Finding the maximum value in a group is a common task in data analysis. In SAS, there are several ways to accomplish this task. In this blog post, we will explore some of the different methods available.
First, let’s set up some sample data. Suppose we have a dataset of sales transactions that includes the sales amount, the date of the transaction, and the salesperson who made the sale. We want to find the highest sales amount for each salesperson.
data sales;
input Salesperson $ Date :mmddyy10. SalesAmt;
format Date mmddyy10.;
datalines;
A 01/01/2023 100
A 01/02/2023 200
A 01/03/2023 150
B 01/01/2023 75
B 01/02/2023 125
B 01/03/2023 90
C 01/01/2023 50
C 01/02/2023 75
C 01/03/2023 100
;
run;
Now, let’s explore some methods for finding the maximum sales amount for each salesperson.

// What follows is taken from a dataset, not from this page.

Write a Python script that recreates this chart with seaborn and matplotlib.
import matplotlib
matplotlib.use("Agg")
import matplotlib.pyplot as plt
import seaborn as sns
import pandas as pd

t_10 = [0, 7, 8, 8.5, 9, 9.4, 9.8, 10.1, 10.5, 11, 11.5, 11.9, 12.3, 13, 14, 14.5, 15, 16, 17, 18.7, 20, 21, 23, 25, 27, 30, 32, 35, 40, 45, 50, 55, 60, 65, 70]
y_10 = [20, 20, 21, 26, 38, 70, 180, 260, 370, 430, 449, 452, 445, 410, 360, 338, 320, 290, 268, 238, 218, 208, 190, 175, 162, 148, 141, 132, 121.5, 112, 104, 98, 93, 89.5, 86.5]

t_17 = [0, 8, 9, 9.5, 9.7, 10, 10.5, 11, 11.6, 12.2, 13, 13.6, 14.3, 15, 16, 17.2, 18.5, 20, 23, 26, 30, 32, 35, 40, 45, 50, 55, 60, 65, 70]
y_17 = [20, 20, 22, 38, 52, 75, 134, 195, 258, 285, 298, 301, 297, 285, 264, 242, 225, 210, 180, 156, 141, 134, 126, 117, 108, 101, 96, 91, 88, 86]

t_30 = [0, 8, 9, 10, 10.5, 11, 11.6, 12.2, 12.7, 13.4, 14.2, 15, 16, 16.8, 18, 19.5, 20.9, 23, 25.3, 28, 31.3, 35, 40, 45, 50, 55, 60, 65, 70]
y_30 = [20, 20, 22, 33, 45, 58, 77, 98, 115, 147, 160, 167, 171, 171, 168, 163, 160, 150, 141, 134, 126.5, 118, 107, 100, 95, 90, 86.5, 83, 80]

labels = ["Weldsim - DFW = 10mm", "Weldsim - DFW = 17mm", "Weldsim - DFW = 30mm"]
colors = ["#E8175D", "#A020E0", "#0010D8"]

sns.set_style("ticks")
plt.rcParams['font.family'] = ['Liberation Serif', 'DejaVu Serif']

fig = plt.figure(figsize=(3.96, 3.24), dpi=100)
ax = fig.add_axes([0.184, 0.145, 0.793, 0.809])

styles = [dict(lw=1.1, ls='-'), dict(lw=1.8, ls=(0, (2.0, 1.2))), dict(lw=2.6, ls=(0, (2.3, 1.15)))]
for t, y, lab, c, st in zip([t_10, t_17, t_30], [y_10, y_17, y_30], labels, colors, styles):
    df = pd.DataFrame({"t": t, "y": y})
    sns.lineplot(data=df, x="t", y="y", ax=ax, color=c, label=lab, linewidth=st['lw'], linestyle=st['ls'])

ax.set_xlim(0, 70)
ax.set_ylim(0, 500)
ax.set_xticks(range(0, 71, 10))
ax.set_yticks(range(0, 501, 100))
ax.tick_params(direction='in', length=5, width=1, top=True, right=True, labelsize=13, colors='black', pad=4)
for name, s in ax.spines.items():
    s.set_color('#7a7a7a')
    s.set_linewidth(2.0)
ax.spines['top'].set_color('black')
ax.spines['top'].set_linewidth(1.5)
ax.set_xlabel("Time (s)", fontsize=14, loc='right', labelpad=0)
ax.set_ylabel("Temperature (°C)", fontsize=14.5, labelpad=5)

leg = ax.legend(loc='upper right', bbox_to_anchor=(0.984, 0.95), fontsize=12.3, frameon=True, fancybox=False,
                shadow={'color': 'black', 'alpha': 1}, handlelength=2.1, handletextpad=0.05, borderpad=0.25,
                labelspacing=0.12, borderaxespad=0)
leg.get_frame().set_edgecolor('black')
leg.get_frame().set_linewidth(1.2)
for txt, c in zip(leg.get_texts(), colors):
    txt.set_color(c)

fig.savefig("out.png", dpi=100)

Method 1 Proc SQL Group By
One way to find the maximum sales amount for each salesperson is to use PROC SQL. Here’s an example:
proc sql;
create table max_sales as
select Salesperson, max(SalesAmt) as MaxSalesAmt
from sales
group by Salesperson;
quit;
This creates a new table called max_sales
that includes the salesperson and their maximum sales amount.

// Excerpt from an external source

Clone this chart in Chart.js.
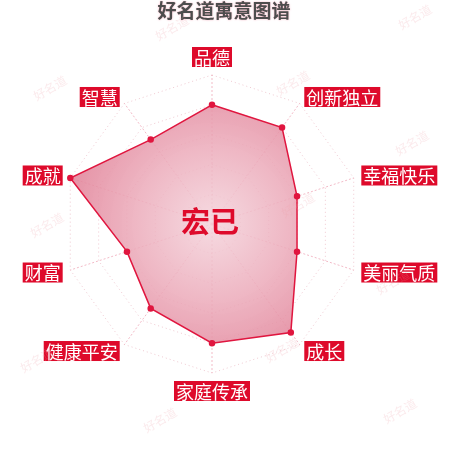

Method 2 Proc SQL Self Join
One way to find the maximum value in a group using PROC SQL is to use a self-join. In this approach, we join the table to itself using a common key and then select the maximum value for each group. Here’s an example using the same sales dataset as before:
proc sql;
create table max_sales as
select s1.Salesperson, max(s2.SalesAmt) as MaxSalesAmt
from sales s1
inner join sales s2
on s1.Salesperson = s2.Salesperson
group by s1.Salesperson;
quit;
In this code, we first create a table called max_sales
. Then, we select the salesperson and the maximum sales amount by joining the sales table to itself using the inner join
clause and the on
clause to specify the common key. Finally, we group the results by the salesperson using the group by
clause.
Note that we use different aliases (s1
and s2
) to refer to the sales table in the join statement, and we use the max
function to find the maximum sales amount for each group.
Method 3: Using a Data Step and BY-Group Processing
A third way to find the maximum sales amount for each salesperson is to use a data step with BY-group processing. Here’s an example:
data max_sales;
set sales;
by Salesperson;
if first.Salesperson then MaxSalesAmt = SalesAmt;
else if SalesAmt > MaxSalesAmt then MaxSalesAmt = SalesAmt;
if last.Salesperson;
drop SalesAmt;
run;
This creates a new table called max_sales
that includes the salesperson and their maximum sales amount. Note that we use the by Salesperson
statement to specify the grouping variable and the if first.Salesperson
and if last.Salesperson
statements to identify the first and last observations within each group.
Method 4: Using PROC SUMMARY
Another way to find the maximum sales amount for each salesperson is to use PROC SUMMARY. Here’s an example:
proc summary data=sales;
var SalesAmt;
class Salesperson;
ways 1;
output out=max_sales (drop=_type_ _freq_) max(SalesAmt)=MaxSalesAmt;
run;
Note that we used the WAYS 1
statement to select only the _TYPE_ 1 in the output.
Method 5: Using PROC MEANS
PROC MEANS is another useful procedure in SAS for finding summary statistics, including the maximum value in a group. Here’s an example of how to use PROC MEANS to find the maximum sales amount for each salesperson in the same sales dataset:
proc means data=sales nonobs max maxdec=0;
var salesamt;
class salesperson;
run;
Method 6: Using PROC UNIVARIATE
PROC UNIVARIATE is another SAS procedure that can be used to find the maximum value in a group. Here’s an example of how to use PROC UNIVARIATE to find the maximum sales amount for each salesperson in the same sales dataset:
proc univariate data=sales noprint;
class Salesperson;
var SalesAmt;
output out=max_sales max=MaxSalesAmt;
run;
proc print;
In this code, we use the class
statement to specify the grouping variable and the var
statement to specify the variable we want to summarize. We also use the output
statement to create a new table called max_sales
that includes the salesperson and their maximum sales amount.
Method 7: Using PROC RANK
PROC RANK is a SAS procedure that can be used to rank data within groups. By using PROC RANK with the ties=LOW
option, we can assign the same rank to tied values and then use the where statement to select only the top-ranked observations within each group, which will give us the maximum value in each group. Here’s an example of how to use PROC RANK to find the maximum sales amount for each salesperson in the same sales dataset:
proc sort data = SALES;
by Salesperson;
run;
proc rank data=sales out= test2(where=(sale_rank=1)) ties=low descending;
by Salesperson;
var SalesAmt;
ranks sale_rank;
run;
In conclusion, there are several ways to find the maximum value in a group using SAS. Depending on your needs and preferences, you can choose from SAS Procedures like PROC SQL, PROC SUMMARY, or a data step with BY-group processing.